Wednesday, June 20, 2018

The Limb Pit

The most exciting archaeology I've done in the past three or four years has finally made it through all the layers of National Park Service review and analysis and so on and been released to the public: a burial pit and limb pit on the Bull Run/Manassas battlefield. The pit contained two nearly complete skeletons, both probably Union soldiers, and seven amputated legs.

This tickled me:
Scientists have uncovered a pit of human bones at a Civil War battlefield in Virginia. The remains are the amputated limbs of wounded Union soldiers.
Yes! I'm a real scientist now! NPR says so! Because it wasn't anyone mentioned in these news stories who actually found this pit and figured out what was going on, it was my crew. Along with a couple of people from the Park Service who also remain unmentioned in these stories.

If you read between the lines of the news, you can see that the Park Service is still being extremely cautious about this story. They had to say something, because they have handed the skeletons over to the Army for burial at Arlington, but they have said as little as possible. So I guess I shouldn't say very much, and all my wonderful photographs of the dig are still embargoed. So for now, only images that I pulled from news sites. One day maybe I'll be able to post the good stuff.

This is one of the best finds, a bullet embedded into the leg bone of the man it killed. The press haven't passed on my favorite bit of this story, which came when the bullet was first inspected. The Park Service historian standing nearby said, "that's an Enfield bullet, and that means Second Manassas since the Confederacy didn't issue Enfields until April '62." Ok, sure. If you say so.

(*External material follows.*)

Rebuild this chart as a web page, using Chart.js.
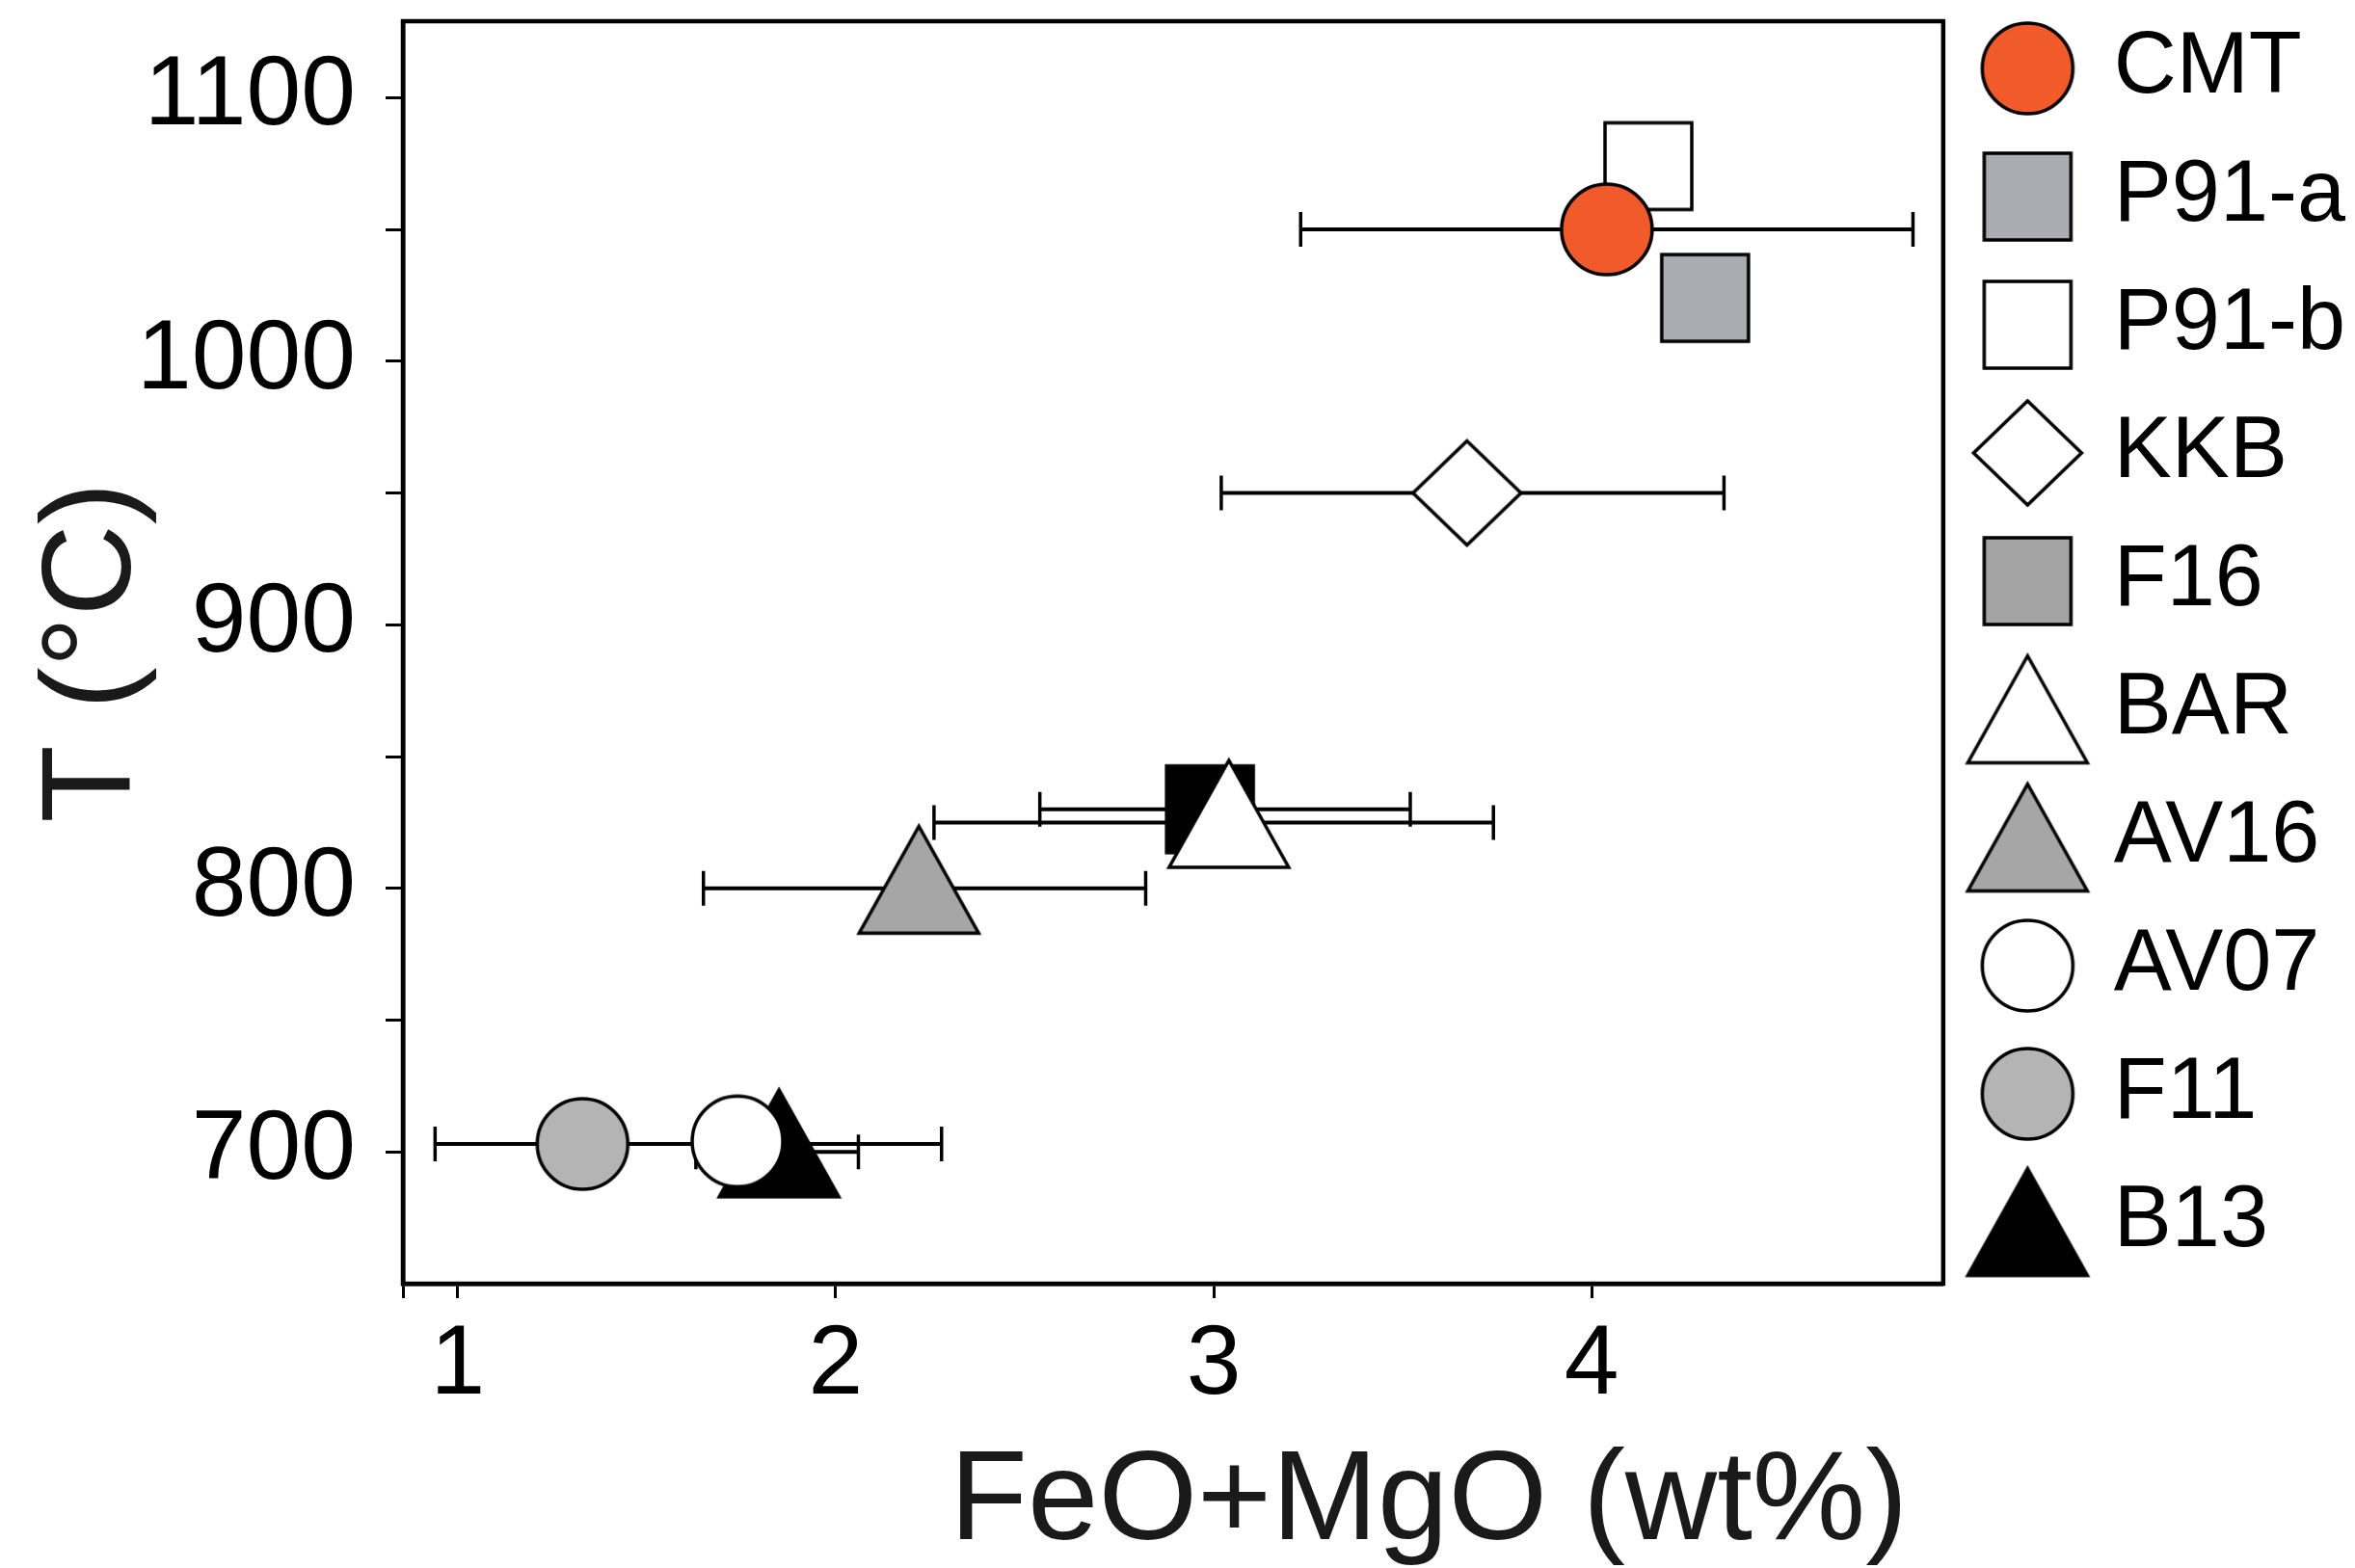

I occurred to me later that as historian at a park where two different battles were fought over the same ground 11 months apart, he has probably made a particular study of the ways to distinguish them, but at the time I was floored by this casual display of arcane knowledge.

One of the best things about this project was that we worked closely with Doug Owsley and Karin Bruwelheide (above) of the Smithsonian, two of the world's leading forensic anthropologists. They were a fountain of knowledge and it was a real joy to spend a week with them.

I've always liked this picture of me taking notes on the excavation as it progressed, by the Smithsonian photographer. Since there aren't any bones and you can't tell exactly where this was taken, it should be safe for me to publish here.